Professor Slutzky is currently a Research Associate Professor in the Science, Technology and Society Program of the Department of Engineering and Society at the University of Virginia. David Slutzky has spent the last 35 years as an entrepreneur, and as a public policy expert. He founded ERC, which become the largest provider of Environmental Site Assessments in the US. Slutzky co-founded the nation's first environmental data company, ERIIS. David Slutzky later co-founded Skeo Solutions, a Virginia based environmental policy consulting firm, which employs 65 professionals and where he currently serves as Board Chairman. In 2011, Slutzky founded Fermata Energy, a tech start-up that is using Vehicle-to-Grid technologies to accelerate the adoption of electric vehicles while providing the energy storage needed to enable the transition of our electric power grid from coal and nuclear to renewables. Professor Slutzky is widely recognized as a thought leader in the V2G industry. Mr. Slutzky served as a Senior Policy Advisor at the U.S. EPA, and later at the White House, where he coordinated the International Task Force of the President's Council on Sustainable Development. Mr. Slutzky was elected to serve on the Albemarle County Virginia Board of Supervisors from 2005 to 2009, and was chosen to Chair the Charlottesville-Albemarle Metropolitan Planning Organization. Slutzky earned his BA and pursued graduate studies in Political Science at the University of Chicago, and received his law degree from the Program on Energy and the Environment at Chicago-Kent College of Law.

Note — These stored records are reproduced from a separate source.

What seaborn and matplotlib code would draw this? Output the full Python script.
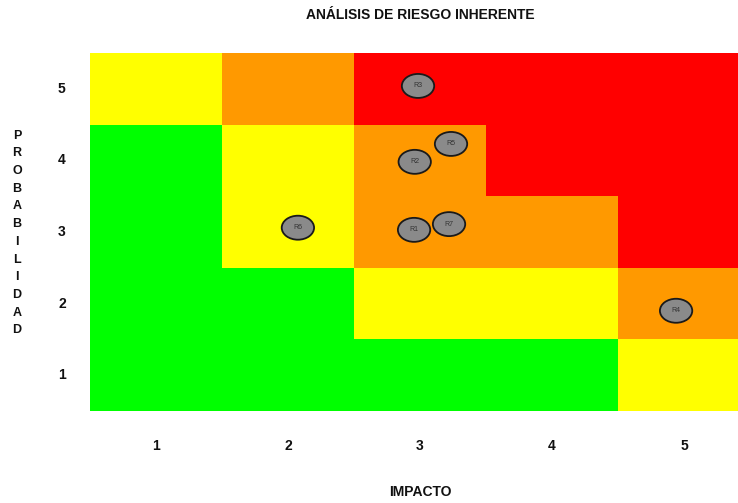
import numpy as np
import pandas as pd
import matplotlib
matplotlib.use("Agg")
import matplotlib.pyplot as plt
from matplotlib.colors import ListedColormap
from matplotlib.patches import Ellipse
import seaborn as sns

# Risk levels per cell: 0 = bajo (verde), 1 = moderado (amarillo), 2 = alto (naranja), 3 = extremo (rojo)
probabilidad = [5, 4, 3, 2, 1]
impacto = [1, 2, 3, 4, 5]
niveles = [
    [1, 2, 3, 3, 3],
    [0, 1, 2, 3, 3],
    [0, 1, 2, 2, 3],
    [0, 0, 1, 1, 2],
    [0, 0, 0, 0, 1],
]
colores_nivel = ["#00FF00", "#FFFF00", "#FF9900", "#FF0000"]

# Riesgos ubicados en la matriz (impacto, probabilidad)
riesgos = ["R1", "R2", "R3", "R4", "R5", "R6", "R7"]
riesgo_impacto = [2.955, 2.96, 2.985, 4.94, 3.235, 2.075, 3.22]
riesgo_prob = [3.03, 3.98, 5.04, 1.90, 4.23, 3.06, 3.11]

sns.set_theme(style="white")
plt.rcParams["font.family"] = ["Liberation Sans", "DejaVu Sans"]

fig = plt.figure(figsize=(7.38, 5.03), dpi=100)
ax = fig.add_axes([90 / 738, 1 - 411 / 503, 5 * 132 / 738, 358 / 503])

tabla = pd.DataFrame(niveles, index=probabilidad, columns=impacto)
sns.heatmap(tabla, ax=ax, cmap=ListedColormap(colores_nivel), vmin=-0.5, vmax=3.5,
            cbar=False, linewidths=0, square=False)

# Heatmap cells sit on [i, i+1]; rows run from probability 5 at the top
def a_celda(imp, prob):
    return imp - 0.5, 5.5 - prob

for nombre, xi, yi in zip(riesgos, riesgo_impacto, riesgo_prob):
    cx, cy = a_celda(xi, yi)
    ax.add_patch(Ellipse((cx, cy), width=0.245, height=0.335, facecolor="#8a8a8a",
                         edgecolor="#1a1a1a", linewidth=1.3, zorder=3))
    ax.text(cx, cy, nombre, ha="center", va="center", fontsize=5,
            color="#333333", zorder=4)

ax.set_xticks([i + 0.5 for i in range(len(impacto))])
ax.set_xticklabels([str(v) for v in impacto], fontsize=10, fontweight="bold", color="#111111")
ax.set_yticks([i + 0.5 for i in range(len(probabilidad))])
ax.set_yticklabels([str(v) for v in probabilidad], fontsize=10, fontweight="bold",
                   color="#111111", rotation=0)
ax.tick_params(axis="x", length=0, pad=20)
ax.tick_params(axis="y", length=0, pad=17.5)
ax.set_xlabel("")
ax.set_ylabel("")
for s in ax.spines.values():
    s.set_visible(False)

fig.text(420 / 738, 1 - 15 / 503, "ANÁLISIS DE RIESGO INHERENTE", ha="center", va="center",
         fontsize=10, fontweight="bold", color="#111111",
         family=["Liberation Sans Narrow", "Liberation Sans", "DejaVu Sans"])
fig.text(420 / 738, 1 - 492 / 503, "IMPACTO", ha="center", va="center",
         fontsize=10, fontweight="bold", color="#111111",
         family=["Liberation Sans Narrow", "Liberation Sans", "DejaVu Sans"])
fig.text(17 / 738, 1 - 233 / 503, "\n".join("PROBABILIDAD"), ha="center", va="center",
         fontsize=9, fontweight="bold", color="#111111", linespacing=1.63)

fig.savefig("out.png", dpi=100)
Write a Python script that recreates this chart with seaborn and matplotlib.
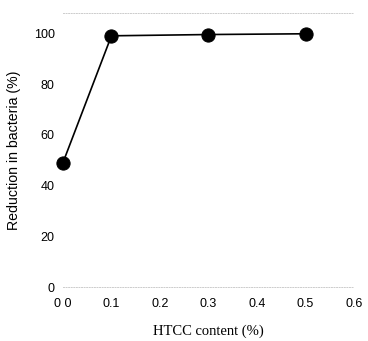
import matplotlib
matplotlib.use("Agg")
import matplotlib.pyplot as plt
import seaborn as sns
import pandas as pd

htcc_content = [0.0, 0.1, 0.3, 0.5]
reduction = [49.0, 99.0, 99.5, 99.8]
x_ticks = [0.0, 0.1, 0.2, 0.3, 0.4, 0.5, 0.6]
x_tick_labels = ["0 0", "0.1", "0.2", "0.3", "0.4", "0.5", "0.6"]
y_ticks = [0, 20, 40, 60, 80, 100]
y_tick_labels = ["0", "20", "40", "60", "80", "100"]

sns.set_style("white")
plt.rcParams["font.family"] = ["Liberation Sans", "DejaVu Sans"]
plt.rcParams["text.color"] = "black"
plt.rcParams["axes.labelcolor"] = "black"

df = pd.DataFrame({"x": htcc_content, "y": reduction})

fig = plt.figure(figsize=(3.68, 3.41), dpi=100)
ax = fig.add_axes([0.171, 0.158, 0.791, 0.804])

sns.lineplot(data=df, x="x", y="y", ax=ax, color="black", linewidth=1.2,
             marker="o", markersize=9.5, markeredgecolor="black",
             markerfacecolor="black", clip_on=False)

ax.set_xlim(0, 0.6)
ax.set_ylim(0, 108)
ax.set_xticks(x_ticks)
ax.set_xticklabels(x_tick_labels, fontsize=9)
ax.set_yticks(y_ticks)
ax.set_yticklabels(y_tick_labels, fontsize=9)
ax.tick_params(axis="x", length=0, pad=8, labelcolor="black")
ax.tick_params(axis="y", length=2, width=0.6, color="#999999", direction="in",
               pad=6, labelcolor="black")

for s in ["left", "right"]:
    ax.spines[s].set_visible(False)
for s in ["top", "bottom"]:
    ax.spines[s].set_color("#cccccc")
    ax.spines[s].set_linestyle(":")
    ax.spines[s].set_linewidth(0.7)

ax.set_xlabel("HTCC content (%)", fontsize=10.5, family=["Liberation Serif"],
              labelpad=10, color="black")
ax.set_ylabel("Reduction in bacteria (%)", fontsize=10.2, labelpad=9, color="black")

fig.savefig("out.png", dpi=100)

James H. Lambert is a Professor of Engineering Systems and Environment (Program in Systems Engineering, Program in Civil Engineering), Director of the Center for Risk Management of Engineering Systems, and Member of the Technical Advisory Council of the Commonwealth Center for Advanced Logistics Systems, each at the University of Virginia. He is a Site Director of the NSF funded Center for Hardware and Embedded Systems Security and Trust (CHEST). Professor Lambert's research interests are engineering systems and risk analysis. He is a Fellow of the AAAS (F.AAAS), Fellow of the IEEE (F.IEEE), Fellow of the ASCE (F.ASCE), Fellow of the SRA (F.SRA), Diplomate (D.WRE) of the American Academy of Water Resources Engineers, member of the American Association for the Advancement of Science, member of the International Council on Systems Engineering, and licensed Professional Engineer (P.E.). He is a Past President (2015–2016) of the Society for Risk Analysis (SRA). He is Editor-in-Chief of the Springer journal Environment Systems & Decisions. He is an Area Editor of the Wiley journal Risk Analysis. He is an Associate Editor of the ASCE/ASME Journal of Risk & Uncertainty in Engineering Systems. He represents the University of Virginia to the Council of Engineering Systems Universities (CESUN). He received a PhD and MS in Civil Engineering at the University of Virginia, and a BSE in Mechanical Engineering with a Certificate in Engineering Physics at Princeton University.
DATA AVAILABILITY STATEMENT
No new data were produced in this paper.